Heckman and Kautz acknowledge that there is solid scientific evidence that childhood is a critical time for forming any skill, but they also assert that personality skills have greater potential for expansion in later years than do cognitive skills. Therefore, they say that remediation efforts during adolescence should concentrate on personality skills. Under apprenticeship systems of the past, a young person built a trusting relationship with an adult, who gave the young person guidance and advice. It is likely that such systems worked so well because they taught not only techniques but also valuable personality skills, like showing up at work faithfully, getting along well with others, and working with perseverance.

It follows that, if personality skills were taught through workplace-based programs, young people with handicaps could receive discipline and guidance that they could not have at home or high school. In fact, adolescent intervention programs that aim to increase personality skills have clearly proven more effective than those focusing on cognitive or academic learning.

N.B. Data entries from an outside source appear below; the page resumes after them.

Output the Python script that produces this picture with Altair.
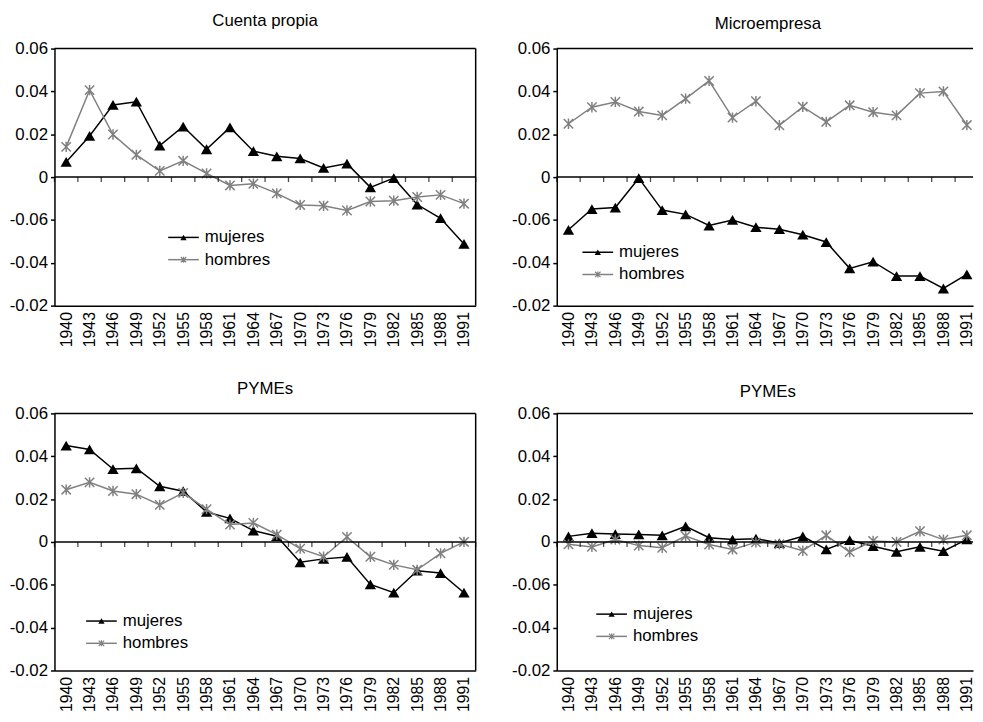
import altair as alt
import pandas as pd

# ---------------- data ----------------
years = [1940, 1943, 1946, 1949, 1952, 1955, 1958, 1961, 1964,
         1967, 1970, 1973, 1976, 1979, 1982, 1985, 1988, 1991]
series_names = ["mujeres", "hombres"]
y_tick_values = [0.06, 0.04, 0.02, 0, -0.02, -0.04, -0.06]
y_tick_labels = ["0.06", "0.04", "0.02", "0", "-0.06", "-0.04", "-0.02"]
titles = ["Cuenta propia", "Microempresa", "PYMEs", "PYMEs"]

cp_mujeres = [0.0071, 0.0192, 0.0337, 0.0352, 0.0147, 0.0236, 0.0130, 0.0232, 0.0121,
              0.0097, 0.0087, 0.0043, 0.0063, -0.0048, -0.0005, -0.0128, -0.0192, -0.0312]
cp_hombres = [0.0141, 0.0406, 0.0199, 0.0104, 0.0029, 0.0076, 0.0017, -0.0039, -0.0031,
              -0.0076, -0.0130, -0.0134, -0.0156, -0.0114, -0.0110, -0.0093, -0.0083, -0.0124]

mi_mujeres = [-0.0246, -0.0149, -0.0142, -0.0005, -0.0154, -0.0174, -0.0226, -0.0200, -0.0234,
              -0.0243, -0.0269, -0.0303, -0.0426, -0.0395, -0.0462, -0.0462, -0.0520, -0.0454]
mi_hombres = [0.0249, 0.0326, 0.0351, 0.0306, 0.0288, 0.0366, 0.0449, 0.0278, 0.0354,
              0.0242, 0.0328, 0.0258, 0.0335, 0.0303, 0.0288, 0.0392, 0.0400, 0.0243]

py1_mujeres = [0.0450, 0.0432, 0.0340, 0.0344, 0.0260, 0.0237, 0.0140, 0.0110, 0.0053,
               0.0027, -0.0095, -0.0079, -0.0070, -0.0198, -0.0237, -0.0134, -0.0145, -0.0237]
py1_hombres = [0.0244, 0.0278, 0.0238, 0.0223, 0.0173, 0.0229, 0.0153, 0.0081, 0.0089,
               0.0034, -0.0031, -0.0069, 0.0023, -0.0069, -0.0107, -0.0130, -0.0053, 0.0000]

py2_mujeres = [0.0026, 0.0041, 0.0037, 0.0035, 0.0031, 0.0073, 0.0020, 0.0011, 0.0015,
               -0.0005, 0.0026, -0.0035, 0.0008, -0.0020, -0.0046, -0.0023, -0.0043, 0.0012]
py2_hombres = [-0.0011, -0.0023, 0.0011, -0.0017, -0.0027, 0.0027, -0.0012, -0.0035, -0.0002,
               -0.0011, -0.0041, 0.0031, -0.0047, 0.0005, 0.0000, 0.0050, 0.0011, 0.0031]

# ---------------- style ----------------
BLACK = "#000000"
GRAY = "#808080"
FONT = "Liberation Sans"
STAR = "M-1,-1L1,1M-1,1L1,-1M0,-1.1L0,1.1"
H = 260

label_expr = " : ".join(
    f"abs(datum.value - ({v})) < 0.001 ? '{l}'" for v, l in zip(y_tick_values, y_tick_labels)
) + " : ''"


def panel(title, muj, hom, width, xmax, leg_x, leg_y, right_border, title_offset, title_dx):
    n = len(years)
    df = pd.DataFrame({
        "year": years * 2,
        "value": muj + hom,
        "serie": [series_names[0]] * n + [series_names[1]] * n,
    })
    half = (years[1] - years[0]) / 2
    tick_pos = [y - half for y in years] + [years[-1] + half]
    ticks_df = pd.DataFrame({"tx": [t for t in tick_pos if t <= xmax]})
    one = pd.DataFrame({"a": [0]})
    leg_df = pd.DataFrame({"serie": series_names})

    xs = alt.Scale(domain=[years[0] - half, xmax], nice=False, zero=False)
    ys = alt.Scale(domain=[min(y_tick_values), max(y_tick_values)], nice=False, zero=False)
    x_axis = alt.Axis(values=years, format="d", labelAngle=-90, ticks=False, grid=False,
                      domain=True, domainColor=BLACK, domainWidth=1.5, labelPadding=6,
                      labelFontSize=16, labelColor=BLACK, title=None, labelFont=FONT,
                      labelOverlap=False, labelFlush=False)
    y_axis = alt.Axis(values=y_tick_values, labelExpr=label_expr, tickSize=4, tickColor=BLACK,
                      tickWidth=1.5, domainColor=BLACK, domainWidth=1.5, grid=False,
                      labelFontSize=17, labelColor=BLACK, labelPadding=3, title=None,
                      labelFont=FONT)

    X = alt.X("year:Q", scale=xs, axis=x_axis)
    Y = alt.Y("value:Q", scale=ys, axis=y_axis)

    layers = []
    base = alt.Chart(df)
    # mujeres
    layers.append(base.transform_filter(alt.datum.serie == series_names[0]).mark_line(
        color=BLACK, strokeWidth=1.5).encode(x=X, y=Y))
    layers.append(base.transform_filter(alt.datum.serie == series_names[0]).mark_point(
        shape="triangle-up", filled=True, size=130, color=BLACK, opacity=1).encode(x=X, y=Y))
    # hombres
    layers.append(base.transform_filter(alt.datum.serie == series_names[1]).mark_line(
        color=GRAY, strokeWidth=1.5).encode(x=X, y=Y))
    layers.append(base.transform_filter(alt.datum.serie == series_names[1]).mark_point(
        shape=STAR, filled=False, size=90, color=GRAY, strokeWidth=1.5, opacity=1).encode(x=X, y=Y))

    # top border
    layers.append(alt.Chart(one).mark_rule(color=BLACK, strokeWidth=1.5).encode(
        y=alt.YDatum(max(y_tick_values), scale=ys, axis=y_axis)))
    if right_border:
        layers.append(alt.Chart(one).mark_rule(color=BLACK, strokeWidth=1.5).encode(
            x=alt.XDatum(xmax, scale=xs, axis=x_axis)))
    # zero line and its ticks
    layers.append(alt.Chart(one).mark_rule(color=BLACK, strokeWidth=1.5).encode(
        y=alt.YDatum(0, scale=ys, axis=y_axis)))
    layers.append(alt.Chart(ticks_df).mark_tick(orient="vertical", size=5, thickness=1.3,
                                                 yOffset=2.5, color=BLACK).encode(
        x=alt.X("tx:Q", scale=xs, axis=x_axis),
        y=alt.YDatum(0, scale=ys, axis=y_axis)))

    # legend
    for i, (name, col, shp, sz, fill) in enumerate([
        (series_names[0], BLACK, "triangle-up", 40, True),
        (series_names[1], GRAY, STAR, 30, False),
    ]):
        ld = alt.Chart(leg_df).transform_filter(alt.datum.serie == name)
        yy = leg_y + i * 22.5
        layers.append(ld.mark_rule(color=col, strokeWidth=1.5).encode(
            x=alt.value(leg_x), x2=alt.value(leg_x + 31), y=alt.value(yy)))
        layers.append(ld.mark_point(shape=shp, filled=fill, size=sz, color=col,
                                    strokeWidth=1.2, opacity=1).encode(
            x=alt.value(leg_x + 15.5), y=alt.value(yy)))
        layers.append(ld.mark_text(align="left", baseline="middle", fontSize=17, font=FONT,
                                   color=BLACK).encode(
            x=alt.value(leg_x + 37), y=alt.value(yy), text="serie:N"))

    return alt.layer(*layers).properties(
        width=width, height=H,
        title=alt.TitleParams(title, fontSize=17, font=FONT, fontWeight="normal", color=BLACK,
                              baseline="alphabetic", offset=title_offset, dx=title_dx),
    )


LEFT_W = 426
RIGHT_W = 421
right_xmax = years[0] - 1.5 + (years[-1] - years[0] + 3) * RIGHT_W / 426.6

p1 = panel(titles[0], cp_mujeres, cp_hombres, LEFT_W, years[-1] + 1.5, 115, 191, True, -3, 0)
p2 = panel(titles[1], mi_mujeres, mi_hombres, RIGHT_W, right_xmax, 26, 206, False, -6, 3)
p3 = panel(titles[2], py1_mujeres, py1_hombres, LEFT_W, years[-1] + 1.5, 32, 210, True, -6, 0)
p4 = panel(titles[3], py2_mujeres, py2_hombres, RIGHT_W, right_xmax, 40, 203, False, -9, 3)

row1 = alt.hconcat(p1, p2, spacing=35)
row2 = alt.hconcat(p3, p4, spacing=35)

chart = alt.vconcat(row1, row2, spacing=33).properties(
    padding={"left": 1, "top": 0, "right": 0, "bottom": 0}
).configure(font=FONT).configure_view(strokeWidth=0)

chart.save("out.html", embed_options={"renderer": "svg", "actions": False})
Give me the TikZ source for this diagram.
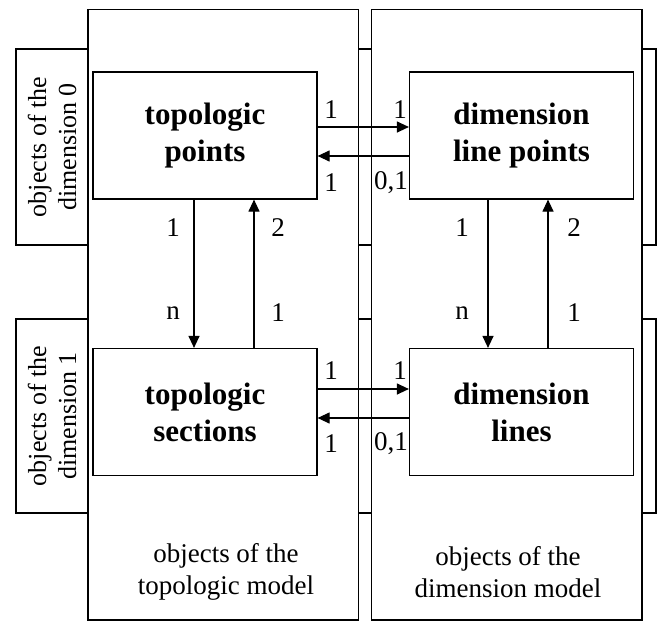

If we take that point of view, the reasons are clear why training for young people, unskilled workers, and the unemployed is not necessarily effective worldwide. Barbara Sianesi, a senior research economist at the Institute for Fiscal Studies in the United Kingdom, wrote in a 2008 paper about the most effective way of helping Sweden's unemployed find new jobs. The program she describes gives the private sector subsidies to hire people as permanent employees. She also found that those unemployed who were trained in full-time coursework outside a business actually had a lower probability of finding employment than those who had taken no program at all. These findings can be interpreted to mean that giving people the responsibility of working in a company enhanced their personality skills.

Europe now faces a serious problem of unemployment among young people, but countries like Germany, Switzerland, and Austria with active occupational training programs that originated with apprenticeship systems have low rates of unemployed youth. Even during the deep recession that began in 2008, the unemployment rate among young people did not rise significantly. This would also appear to be related to the personality skill building that happens at workplaces with occupational training programs.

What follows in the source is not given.